Multi-segment bypass switches provide a number of independent bypass switches in a single chassis, providing higher density in the equipment rack.

== Terminology ==

Bypass TAP - Normal Mode: traffic flows through the network TAP before it travels through the appliance and back onto the network

Bypass TAP - Bypass Mode: heartbeat packets are sent out to the in-line security appliance, once the appliance is back on-line, it will begin returning the heartbeat packets back to the TAP indicating that the appliance is ready to resume bypass TAP normal mode. The TAP will then direct the network traffic back through the in-line security appliance along with the heartbeat packets placing the appliance back in-line.

== Advantages ==

Using an external bypass switch to connect an in-line appliance such as a NGFW, IPS, or DDoS has several benefits.

It keeps network traffic flowing when the in-line appliance fails.

It allows the in-line appliance to be removed or serviced without impacting network traffic. For example, an IPS can be taken offline to upgrades, maintenance or troubleshooting

The in-line appliance can be moved from one network segment to another without impacting network traffic.

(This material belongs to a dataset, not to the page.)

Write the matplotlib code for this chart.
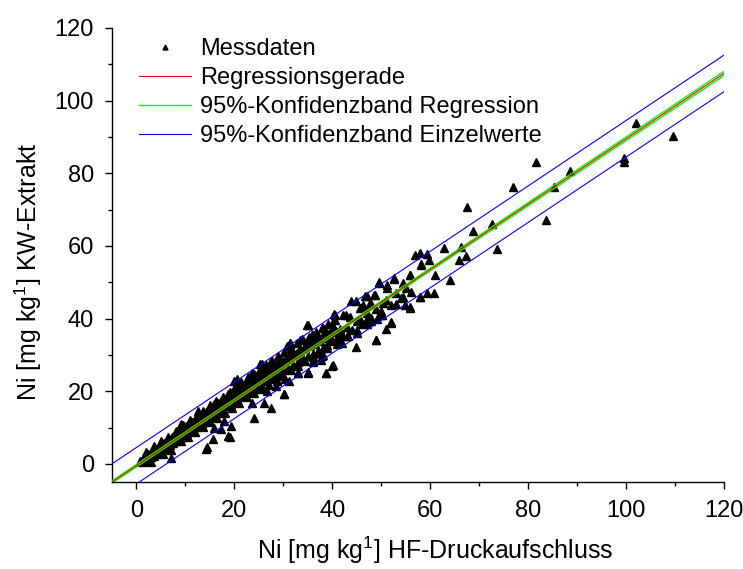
"""Ni: KW-Extrakt vs. HF-Druckaufschluss, Regression mit Konfidenzbaendern."""

import matplotlib

matplotlib.use("Agg")
import matplotlib.pyplot as plt
import numpy as np
from matplotlib.ticker import MultipleLocator

plt.rcParams["font.family"] = ["Liberation Sans", "DejaVu Sans"]
plt.rcParams["mathtext.default"] = "regular"

HF = [
    109.5, 102.0, 99.6, 99.6, 88.6, 81.5, 85.3, 77.0, 83.6, 67.5, 72.6, 68.7, 73.7, 62.8, 66.2,
    56.9, 57.9, 59.4, 59.8, 58.2, 65.8, 67.3, 60.9, 55.8, 52.5, 64.0, 49.6,
    58.2, 55.9, 52.5, 49.6, 51.1, 51.1, 54.4, 48.6, 47.0, 43.9, 44.9, 46.3, 45.6, 48.0, 50.3,
    53.0, 54.9, 55.9, 57.9, 59.4, 60.8, 47.6, 50.2, 52.0, 50.9, 48.9, 40.3, 42.2, 45.6, 45.1,
    42.0, 44.9, 43.3, 35.1, 37.8, 35.8, 33.8, 31.4, 39.9, 37.8, 41.2,
    57.9, 55.8, 54.4, 51.9, 49.0, 50.0, 49.1, 47.0, 47.8, 46.7, 48.7, 47.6, 46.1, 42.8, 43.6, 40.5,
    34.9, 36.1, 36.9, 33.4, 35.0, 31.3, 31.1, 32.0, 33.4, 36.1, 37.6, 38.8, 35.0, 32.9, 30.4,
    30.1, 27.4, 25.7, 23.6, 23.3, 19.9, 20.6, 28.7, 28.4, 26.7, 25.3,
    39.9, 40.7, 40.1, 38.7, 38.0, 36.1, 35.1, 32.9, 31.1, 30.1, 26.1, 23.6, 19.1, 15.7,
    25.3, 27.4, 30.7, 31.4, 33.4, 27.4, 24.0, 19.3, 17.9, 15.9,
    18.7, 14.2, 7.1, 17.2, 12.5, 9.1, 7.8, 5.1, 3.7, 2.4, 1.0, 15.9, 18.6, 20.6, 14.4,
    1.2, 1.5, 1.8, 2.1, 2.4, 2.7, 3.0, 3.2, 3.5, 3.8, 4.1, 4.4, 4.6, 4.9, 5.2, 5.5, 5.8, 6.0,
    6.3, 6.6, 6.9, 7.2, 7.5, 7.8, 8.0, 8.3, 8.6, 8.9, 9.2, 9.5, 9.8, 10.1, 10.4, 10.7, 11.0,
    11.3, 11.6, 11.9, 12.2, 12.5, 12.8, 13.1, 13.4, 13.7, 14.0, 14.3, 14.6, 14.9, 15.2, 15.5,
    15.8, 16.1, 16.4, 16.7, 17.0, 17.3, 17.6, 17.9, 18.2, 18.5, 18.8, 19.1, 19.4, 19.7, 20.0,
    20.3, 20.6, 20.9, 21.2, 21.5, 21.8, 22.1, 22.4, 22.7, 23.0, 23.3, 23.6, 23.9, 24.2, 24.5,
    24.8, 25.1, 25.4, 25.7, 26.0, 26.4, 26.8, 27.2, 27.6, 28.0, 28.4, 28.8, 29.2, 29.6, 30.0,
    30.5, 31.0, 31.5, 32.0, 32.5, 33.0, 33.5, 34.0, 34.5, 35.0, 35.5, 36.0, 36.5, 37.0, 37.5,
    38.0, 38.5, 39.0, 39.5, 40.0, 40.5, 41.0, 41.5, 42.0, 43.0, 44.0, 45.0, 46.0, 47.0, 48.0,
    49.0, 50.0, 51.0, 52.0, 53.0, 54.0, 55.0, 56.0,
    2.0, 3.6, 5.0, 6.5, 8.0, 9.5, 11.0, 12.3, 13.6, 15.0, 16.3, 17.6, 19.0, 20.2, 21.4, 22.8,
    24.0, 25.2, 26.5, 27.7, 29.0, 30.2, 31.5, 32.8, 34.0, 35.3, 36.6, 38.0, 39.2, 40.5,
    3.0, 5.5, 7.0, 9.0, 10.5, 12.0, 13.5, 15.0, 16.5, 18.0, 19.5, 21.0, 22.5, 24.0, 25.5, 27.0,
    28.5, 30.0, 31.5, 33.0, 34.5, 36.0, 37.5, 39.0, 41.0, 43.0, 45.0, 47.0,
    0.8, 1.6, 2.3, 2.9, 3.4, 4.0, 4.5, 5.1, 5.6, 6.2, 6.7, 7.3, 7.9, 8.4, 9.0, 9.6, 10.2, 10.8,
    11.4, 12.0, 12.6, 13.2, 13.8, 14.4, 15.0, 15.6, 16.2, 16.8, 17.4, 18.0, 18.6, 19.2, 19.8,
    20.4, 21.0, 21.6, 22.2, 22.8, 23.4, 24.0, 24.6, 25.2, 25.8, 26.4, 27.0, 27.6, 28.2, 28.8,
    29.4, 30.0, 30.7, 31.4, 32.1, 32.8, 33.5, 34.2, 35.0, 36.0, 37.0, 38.0, 39.0, 40.0,
]
KW = [
    90.2, 93.9, 84.1, 83.0, 80.7, 83.2, 76.1, 76.1, 67.1, 70.7, 66.1, 64.2, 59.1, 59.4, 59.6,
    57.4, 58.1, 57.9, 56.0, 54.8, 56.0, 57.2, 52.1, 52.1, 51.2, 50.7, 50.2,
    55.0, 52.1, 51.0, 49.9, 49.3, 48.4, 49.8, 46.6, 46.1, 44.9, 44.9, 43.7, 42.9, 44.0, 44.3,
    44.0, 43.8, 42.9, 45.9, 47.0, 47.0, 40.0, 40.9, 38.9, 37.0, 34.0, 41.3, 40.9, 40.0, 36.1,
    33.3, 32.1, 35.1, 38.2, 37.3, 35.6, 34.4, 33.3, 26.9, 29.8, 34.7,
    46.0, 43.2, 45.8, 39.1, 34.2, 41.1, 40.0, 40.0, 39.3, 46.3, 46.6, 44.3, 43.2, 41.1, 40.4, 41.1,
    38.1, 35.6, 35.8, 34.2, 32.9, 32.9, 30.1, 30.6, 29.7, 28.3, 28.7, 25.1, 25.1, 25.1, 23.3,
    19.1, 27.8, 27.4, 25.1, 24.2, 22.8, 23.3, 22.8, 21.4, 20.0, 20.5,
    38.4, 36.5, 27.1, 24.9, 30.1, 28.1, 25.3, 24.9, 22.8, 19.3, 16.8, 16.8, 7.4, 6.8,
    27.4, 28.3, 32.4, 33.3, 31.5, 15.5, 12.7, 10.4, 11.8, 10.0,
    7.7, 4.2, 1.6, 9.5, 14.6, 10.9, 8.2, 5.4, 4.0, 2.7, 0.8, 16.4, 19.1, 21.0, 4.5,
    0.6, 1.4, 0.9, 1.9, 1.3, 2.4, 1.8, 2.9, 2.2, 3.4, 2.6, 3.9, 3.0, 4.4, 3.5, 5.1, 4.2, 5.6,
    4.8, 6.2, 5.1, 6.9, 5.8, 7.4, 6.3, 8.1, 6.8, 8.6, 7.4, 9.3, 8.0, 9.9, 8.5, 10.6, 9.1,
    11.2, 9.6, 11.9, 10.1, 12.4, 10.9, 13.0, 11.3, 13.7, 11.9, 14.3, 12.4, 14.9, 13.0, 15.6,
    13.5, 16.2, 14.1, 16.8, 14.6, 17.3, 15.0, 17.9, 15.8, 18.5, 16.2, 19.2, 16.6, 19.8, 17.3,
    20.4, 17.9, 21.0, 18.4, 21.6, 18.9, 22.0, 19.5, 22.6, 20.1, 23.1, 20.6, 23.8, 21.0, 24.3,
    21.6, 24.9, 22.1, 25.4, 22.8, 26.0, 23.3, 26.6, 23.9, 27.2, 24.5, 27.9, 25.1, 28.4, 25.8,
    29.0, 26.4, 29.6, 27.2, 30.3, 28.0, 31.0, 28.8, 31.8, 29.6, 32.4, 30.3, 33.0, 31.2, 33.8,
    32.0, 34.6, 32.8, 35.3, 33.8, 36.2, 34.6, 37.0, 35.5, 37.8, 36.9, 39.2, 38.5, 41.5, 40.2,
    42.6, 42.0, 45.0, 43.8, 47.0, 45.6, 48.5, 47.3,
    3.3, 4.8, 6.2, 7.5, 9.0, 10.6, 12.1, 13.4, 14.5, 16.2, 17.4, 18.5, 19.9, 21.2, 22.5, 23.9,
    24.8, 26.0, 27.3, 28.3, 29.7, 30.8, 31.9, 33.2, 34.1, 35.0, 36.4, 37.5, 38.6, 39.6,
    0.6, 2.8, 3.9, 6.2, 7.3, 8.9, 10.2, 11.4, 12.7, 14.1, 15.4, 16.8, 18.4, 19.4, 20.9, 21.8,
    23.4, 24.2, 25.8, 26.9, 28.4, 29.5, 30.6, 31.8, 33.0, 35.3, 36.8, 38.6,
    0.9, 2.0, 2.8, 3.0, 3.6, 4.1, 4.6, 5.0, 5.7, 6.4, 6.9, 7.5, 7.9, 8.5, 9.1, 9.7, 10.3, 10.8,
    11.5, 11.9, 12.6, 13.1, 13.6, 14.2, 14.8, 15.2, 15.8, 16.5, 16.9, 17.6, 18.1, 18.6, 19.2,
    19.6, 20.3, 20.8, 21.3, 21.9, 22.4, 22.9, 23.5, 23.9, 24.6, 25.0, 25.7, 26.1, 26.8, 27.2,
    27.7, 28.3, 28.9, 29.5, 30.1, 30.6, 31.4, 31.9, 32.6, 33.6, 34.3, 35.4, 36.0, 37.1,
]

# Regressionsgerade und Baender
INTERCEPT = -0.5
SLOPE = 0.9
X_MEAN = 20.0
CONF_MIN, CONF_GROWTH = 0.3, 0.005    # 95%-Konfidenzband Regression
PRED_HALF = 5.0                        # 95%-Konfidenzband Einzelwerte
X_LINE = [-5.0, 120.0]

xs = np.linspace(X_LINE[0], X_LINE[1], 200)
fit = INTERCEPT + SLOPE * xs
conf = np.sqrt(CONF_MIN ** 2 + (CONF_GROWTH * (xs - X_MEAN)) ** 2)
pred = np.sqrt(PRED_HALF ** 2 + conf ** 2)

fig = plt.figure(figsize=(7.43, 5.69), dpi=100)
ax = fig.add_axes([112 / 743, 1 - 482 / 569, 612 / 743, 454 / 569])

ax.plot(HF, KW, linestyle="none", marker="^", ms=5.5, color="black", mec="black", label="Messdaten")
ax.plot(xs, fit, color="#ff0000", lw=0.8, label="Regressionsgerade", zorder=4)
ax.plot(xs, fit + conf, color="#00ff00", lw=1.0, label="95%-Konfidenzband Regression", zorder=3)
ax.plot(xs, fit - conf, color="#00ff00", lw=1.0, zorder=3)
ax.plot(xs, fit + pred, color="#0000ff", lw=0.8, label="95%-Konfidenzband Einzelwerte", zorder=3)
ax.plot(xs, fit - pred, color="#0000ff", lw=0.8, zorder=3)

ax.set_xlim(-5, 120)
ax.set_ylim(-5, 120)
ax.xaxis.set_major_locator(MultipleLocator(20))
ax.xaxis.set_minor_locator(MultipleLocator(10))
ax.yaxis.set_major_locator(MultipleLocator(20))
ax.yaxis.set_minor_locator(MultipleLocator(10))
for side in ["top", "right"]:
    ax.spines[side].set_visible(False)
for side in ["left", "bottom"]:
    ax.spines[side].set_linewidth(1.0)
ax.tick_params(which="major", direction="out", length=5, width=1.0, labelsize=17, pad=8)
ax.tick_params(which="minor", direction="out", length=3, width=1.0)

ax.set_xlabel("Ni [mg kg$^{1}$] HF-Druckaufschluss", fontsize=18)
ax.set_ylabel("Ni [mg kg$^{1}$] KW-Extrakt", fontsize=18)
ax.xaxis.set_label_coords((435 - 112) / 612, -(550 - 482) / 454)
ax.yaxis.set_label_coords(-(112 - 28) / 612, (482 - 272) / 454)
ax.xaxis.label.set_va("center")
ax.yaxis.label.set_va("center")

ax.legend(loc="upper left", bbox_to_anchor=(139 / 743, 1 - 38 / 569), bbox_transform=fig.transFigure,
          frameon=False, fontsize=17, handlelength=2.2, handletextpad=0.4, labelspacing=0.3,
          borderpad=0, borderaxespad=0, markerscale=0.65)

fig.savefig("out.png", dpi=100)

Note that the latter two advantages are not provided by internal bypass-switch functionality that may be integrated within some NGFW/IPS appliances.

Some bypass TAPs support multiple modes and can be used throughout the networks lifetime, ie: aggregation, regeneration/SPAN, breakout/normal.

== Disadvantages ==

Bypass switches and TAPs add acquisition cost to the monitoring solution, although they may save cost in the long run by increasing network uptime.

Bypass switches move the single point of failure from the in-line monitoring appliance to the bypass switch itself. This should be a net gain in reliability, because the bypass switch is a simpler device than the monitoring appliance, and because it is designed for fault-tolerance. Nevertheless, reliability is an important criterion when evaluating bypass switch solutions.

== Technical information ==

Bypass switches increase network reliability through several mechanisms including passive in-line connections, link detection, and heartbeat packets.

The two network ports in a bypass switch create a fully passive in-line connection that maintains traffic flow even in the absence of power. For fiber links, a normally closed optical switch creates a path for light to flow unimpeded through the device when power is absent. For copper links, micro-relays connect the two ports when power is absent.

The bypass switch monitors the status of the links between its monitor ports and the in-line appliance. If a link goes down, the bypass switch immediately switches into bypass- mode. Some manufacturers of bypass TAPs/switches still send traffic to the appliance during bypass mode. When the link comes back up again, the bypass switch returns to bypass-off normal.

Some bypass switches send a heartbeat packet through the monitoring appliance in order to ensure that the appliance is passing traffic. If the heartbeat packet does not return to the bypass switch, the appliance is assumed to be down, and the switch goes into bypass-on mode, excluding the appliance from the traffic path. The bypass switch continues to transmit heartbeat packets to the appliance, and when they are again returned by the appliance, the bypass switch changes back to bypass-off mode and the appliance resumes receiving traffic....

Whenever the bypass switch transitions to bypass mode for any reason, the link may be temporarily dropped. A good bypass switch reconnects the link in under 1 second, but the network may take several seconds to re-establish communications on link.

== Device management ==

Bypass switches may be managed through any of several interfaces: a command-line interface (CLI), a Web browser-based interface, or a platform-based SNMP tool. Management functions may include configuring an IP address for SNMP traps, retrieving RMON statistics, and setting parameters for the heartbeat packet such as packet contents, timing, and retry counts.